• AIM OF THE TASK
Every line that contains the word "using" should be copied.

• ENTRIES
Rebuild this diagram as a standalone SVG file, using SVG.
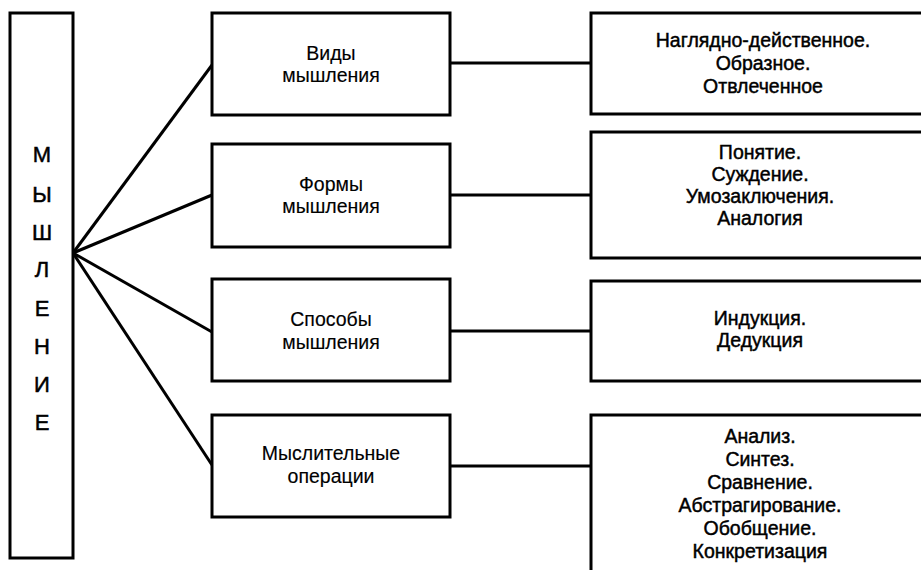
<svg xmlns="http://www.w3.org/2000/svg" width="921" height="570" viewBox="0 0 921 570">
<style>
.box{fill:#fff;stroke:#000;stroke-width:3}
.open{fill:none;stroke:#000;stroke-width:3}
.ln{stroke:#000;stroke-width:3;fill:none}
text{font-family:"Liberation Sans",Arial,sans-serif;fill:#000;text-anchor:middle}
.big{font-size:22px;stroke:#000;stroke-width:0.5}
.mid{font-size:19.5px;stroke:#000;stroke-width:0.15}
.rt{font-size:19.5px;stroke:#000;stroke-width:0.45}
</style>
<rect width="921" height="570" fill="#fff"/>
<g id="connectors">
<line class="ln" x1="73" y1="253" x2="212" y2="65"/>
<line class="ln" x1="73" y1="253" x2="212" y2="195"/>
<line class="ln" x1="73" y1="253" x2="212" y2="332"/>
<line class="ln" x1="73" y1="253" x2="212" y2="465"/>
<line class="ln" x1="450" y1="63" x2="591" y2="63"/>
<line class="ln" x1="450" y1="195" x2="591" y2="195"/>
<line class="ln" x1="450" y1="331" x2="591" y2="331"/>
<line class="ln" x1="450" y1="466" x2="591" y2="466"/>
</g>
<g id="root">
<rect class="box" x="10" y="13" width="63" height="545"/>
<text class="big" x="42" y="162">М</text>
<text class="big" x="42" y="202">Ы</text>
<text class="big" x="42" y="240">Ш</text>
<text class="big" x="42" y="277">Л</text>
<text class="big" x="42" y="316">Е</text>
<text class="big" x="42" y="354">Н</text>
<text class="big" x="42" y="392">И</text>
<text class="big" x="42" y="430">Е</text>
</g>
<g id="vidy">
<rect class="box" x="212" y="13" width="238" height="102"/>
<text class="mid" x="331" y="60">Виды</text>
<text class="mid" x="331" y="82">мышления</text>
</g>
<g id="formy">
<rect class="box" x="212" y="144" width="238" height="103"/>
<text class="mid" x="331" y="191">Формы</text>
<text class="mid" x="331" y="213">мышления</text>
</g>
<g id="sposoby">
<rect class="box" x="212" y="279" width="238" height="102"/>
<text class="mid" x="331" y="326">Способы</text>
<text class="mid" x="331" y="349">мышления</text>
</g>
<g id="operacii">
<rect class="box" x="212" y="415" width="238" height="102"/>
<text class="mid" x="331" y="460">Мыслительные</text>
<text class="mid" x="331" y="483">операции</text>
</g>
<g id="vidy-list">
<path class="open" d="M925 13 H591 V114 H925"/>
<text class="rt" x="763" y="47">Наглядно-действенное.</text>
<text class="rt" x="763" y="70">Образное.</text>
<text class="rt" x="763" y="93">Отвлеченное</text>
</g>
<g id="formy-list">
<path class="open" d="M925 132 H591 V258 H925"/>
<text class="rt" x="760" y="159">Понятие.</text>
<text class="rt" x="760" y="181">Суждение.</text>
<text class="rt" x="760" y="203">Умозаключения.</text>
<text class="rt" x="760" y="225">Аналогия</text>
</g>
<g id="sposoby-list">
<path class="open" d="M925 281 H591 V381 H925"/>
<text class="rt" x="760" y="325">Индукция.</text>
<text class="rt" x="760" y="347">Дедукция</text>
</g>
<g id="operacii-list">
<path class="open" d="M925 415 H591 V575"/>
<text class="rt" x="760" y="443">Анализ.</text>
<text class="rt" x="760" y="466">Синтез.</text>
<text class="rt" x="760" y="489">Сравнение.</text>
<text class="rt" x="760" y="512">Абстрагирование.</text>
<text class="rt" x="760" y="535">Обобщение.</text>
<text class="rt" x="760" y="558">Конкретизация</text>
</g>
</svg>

==

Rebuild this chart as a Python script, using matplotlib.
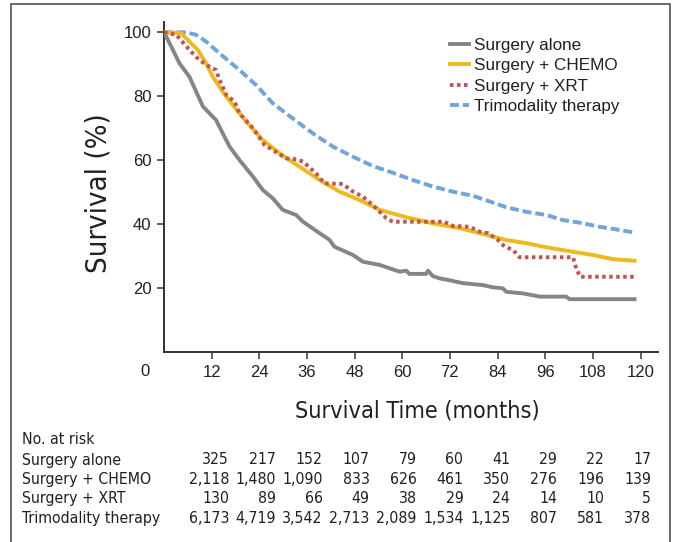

• EXERCISE RESPONSE
Rebuild this diagram as a standalone SVG file, using SVG.
Rebuild this chart as a Python script, using matplotlib.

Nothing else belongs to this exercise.